Let me explain. In a typical game of D&D there might be four people playing. That’s three players, and one Dungeon Master (yes ha ha it sounds funny I know). The Dungeon Master is the person who runs and controls the game. Think of the DM as sort of like the banker in Monopoly, except the DM doesn’t actually play. Before the game starts, the DM will have created a story, having planned out environments, characters, and situations for the players to work through and interact with.
As the DM describes what’s going on, the players decide what they want to do, relaying their decisions to the DM. The outcomes of these decisions are decided by rolls of the dice. No, not puny six-sided dice – a 20-sided dice (along with a few others). Usually, the higher the number you roll, the better your action will be, and vice versa. If you try to slice an orc and roll a 20, then that orc is in for a pretty cinematic death. If you roll a 1, you might end up swinging your battle-axe and chopping your friend’s arm off.
A typical moment of D&D might play out like this:
DM: “You come to a large chasm covered in thick mist, so thick that you can’t see the bottom.”
Player 1: “I try to look for a way over.”
DM: “Okay, roll a d20.” (that’s the 20-sided die)
Player 1: “15!”
DM: “Great! You gingerly approach the cliff face and see a rickety bridge swinging in the breeze. Through the mist, you see a shadowy figure walking across towards you. What do you do now?”

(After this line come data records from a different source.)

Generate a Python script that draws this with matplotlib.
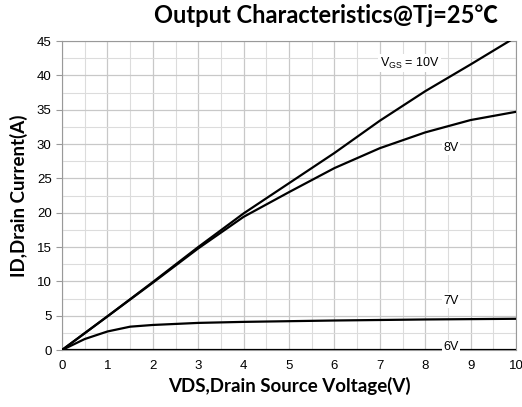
import matplotlib
matplotlib.use("Agg")
import matplotlib.pyplot as plt
from matplotlib.ticker import MultipleLocator

# curve data
vds = [0, 1, 2, 3, 4, 5, 6, 7, 8, 9, 10]
id_10v = [0, 4.9, 9.9, 15.0, 19.9, 24.3, 28.7, 33.4, 37.7, 41.6, 45.6]
id_8v = [0, 4.9, 9.8, 14.8, 19.4, 23.0, 26.5, 29.4, 31.7, 33.5, 34.7]
vds_7v = [0, 0.5, 1, 1.5, 2, 3, 4, 5, 6, 8, 10]
id_7v = [0, 1.6, 2.7, 3.4, 3.65, 3.95, 4.1, 4.2, 4.3, 4.45, 4.55]
vds_6v = [0, 10]
id_6v = [0, 0]

labels = ["V$_{\\mathregular{GS}}$ = 10V", "8V", "7V", "6V"]
label_pos = [(7.0, 41.8), (8.4, 29.5), (8.4, 7.2), (8.4, 0.4)]

fig = plt.figure(figsize=(5.22, 4.07), dpi=100)
ax = fig.add_axes([0.1188, 0.140, 0.8697, 0.759])

for x, y in [(vds, id_10v), (vds, id_8v), (vds_7v, id_7v), (vds_6v, id_6v)]:
    ax.plot(x, y, color="black", linewidth=1.6, clip_on=True, zorder=3)

for (tx, ty), t in zip(label_pos, labels):
    ax.text(tx, ty, t, fontsize=9, family="Liberation Sans", va="center", ha="left",
            zorder=4, bbox=dict(facecolor="white", edgecolor="none", pad=1))

ax.set_xlim(0, 10)
ax.set_ylim(0, 45)
ax.xaxis.set_major_locator(MultipleLocator(1))
ax.xaxis.set_minor_locator(MultipleLocator(0.5))
ax.yaxis.set_major_locator(MultipleLocator(5))
ax.yaxis.set_minor_locator(MultipleLocator(2.5))
ax.grid(True, which="major", color="#c8c8c8", linewidth=0.9)
ax.grid(True, which="minor", color="#dcdcdc", linewidth=0.8)
ax.set_axisbelow(True)

for s in ax.spines.values():
    s.set_color("#999999")
ax.tick_params(which="minor", length=0)
ax.tick_params(axis="y", which="major", length=4, color="#999999")
ax.tick_params(axis="x", which="major", length=0, pad=7)
for lab in ax.get_xticklabels() + ax.get_yticklabels():
    lab.set_family("Liberation Sans")
    lab.set_fontsize(9.5)

ax.set_xlabel("VDS,Drain Source Voltage(V)", fontsize=13.5, fontweight="bold", family="Lato", labelpad=4)
ax.set_ylabel("ID,Drain Current(A)", fontsize=13.5, fontweight="bold", family="Lato", labelpad=6)
fig.suptitle("Output Characteristics@Tj=25\u2103", fontsize=17, fontweight="bold",
             family=["Lato", "Noto Sans CJK SC", "DejaVu Sans"], x=0.625, y=0.99)

fig.savefig("out.png", dpi=100)
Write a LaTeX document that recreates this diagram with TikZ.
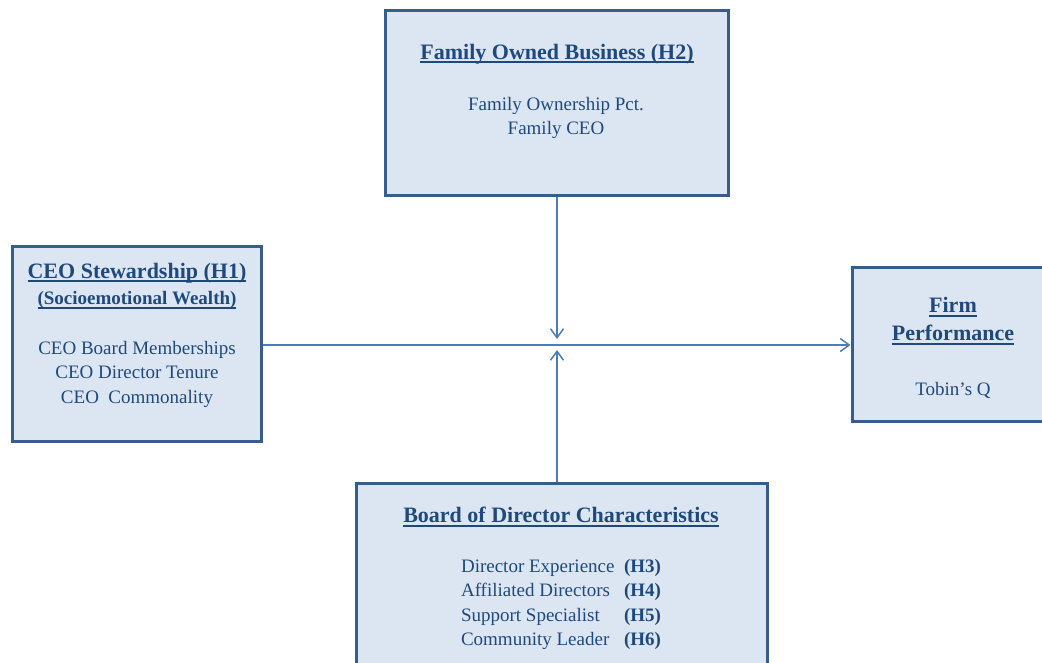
\documentclass[tikz,border=0pt]{standalone}
\usepackage{fontspec}
\setmainfont{Liberation Serif}
\definecolor{boxfill}{HTML}{DCE6F2}
\definecolor{boxline}{HTML}{385D8A}
\definecolor{txtblue}{HTML}{1F497D}
\definecolor{arrblue}{HTML}{4A7EBB}
\usetikzlibrary{arrows.meta}
\newsavebox{\ulbox}
\newcommand{\hdul}[1]{\sbox{\ulbox}{#1}\rlap{\rule[-4pt]{\wd\ulbox}{2pt}}\usebox{\ulbox}}
\begin{document}
\begin{tikzpicture}[x=1pt,y=-1pt,
  box/.style={draw=boxline,line width=3pt,fill=boxfill,rectangle},
  hd/.style={text=txtblue,font=\fontsize{22}{28}\selectfont\bfseries,align=center,inner sep=0pt},
  sub/.style={text=txtblue,font=\fontsize{19}{24}\selectfont\bfseries,inner sep=0pt},
  body/.style={text=txtblue,font=\fontsize{19}{24.5}\selectfont,align=center,inner sep=0pt},
  link/.style={draw=arrblue,line width=1.5pt,-{Straight Barb[length=9pt,width=13pt,line width=1.5pt]}}]
\useasboundingbox (0,0) rectangle (1042,662);
\clip (0,0) rectangle (1042,662);
% boxes
\node[box,minimum width=343pt,minimum height=185pt] (fob) at (556.5,102.5) {};
\node[box,minimum width=249pt,minimum height=195pt] (ceo) at (136.5,343.5) {};
\node[box,minimum width=196pt,minimum height=154pt] (fp) at (950,344) {};
\node[box,minimum width=411pt,minimum height=200pt] (bod) at (561.5,583) {};
% texts
\node[hd] (fobhd) at (557,54) {\hdul{Family Owned Business (H2)}};
\node[body] (fobtx) at (556,118) {Family Ownership Pct.\\Family CEO};
\node[hd] (ceohd) at (137,273) {\hdul{CEO Stewardship (H1)}};
\node[sub] (ceosub) at (137,300) {\hdul{(Socioemotional Wealth)}};
\node[body] (ceotx) at (137,374) {CEO Board Memberships\\CEO Director Tenure\\CEO\ \ Commonality};
\node[hd] (fphd) at (953,321) {\hdul{Firm}\\\hdul{Performance}};
\node[body] (fptx) at (953,390) {Tobin’s Q};
\node[hd] (bodhd) at (561,517) {\hdul{Board of Director Characteristics}};
\node[body] (bodtx) at (561,604) {\begin{tabular}{@{}l@{\ \ }l@{}}
Director Experience & \textbf{(H3)}\\
Affiliated Directors & \textbf{(H4)}\\
Support Specialist & \textbf{(H5)}\\
Community Leader & \textbf{(H6)}
\end{tabular}};
% connectors
\coordinate (mtop) at (557,339);
\coordinate (mbot) at (557,350);
\draw[link] (ceo.east |- 0,345) -- (fp.west |- 0,345);
\draw[link] (fob.south -| 557,0) -- (mtop);
\draw[link] (bod.north -| 557,0) -- (mbot);
\end{tikzpicture}
\end{document}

And so on. This is just a small taste of how a regular game of D&D would go – if it seems simple, that’s because at its core, it is. But the fun of Dungeons and Dragons comes alive in the role-playing, as the players inhabit the characters that they create. Then there’s combat, spell casting and exploration, all of which have their own niche mechanics to nerd over in a gameplay session. D&D can get really complicated, but if you’ve got a few friends and the official Players Handbook, I urge you to give it a try. In my experience, messing around with my friends as a skeleton-smashing gnome-wizard is some of the silliest fun you can have in any game.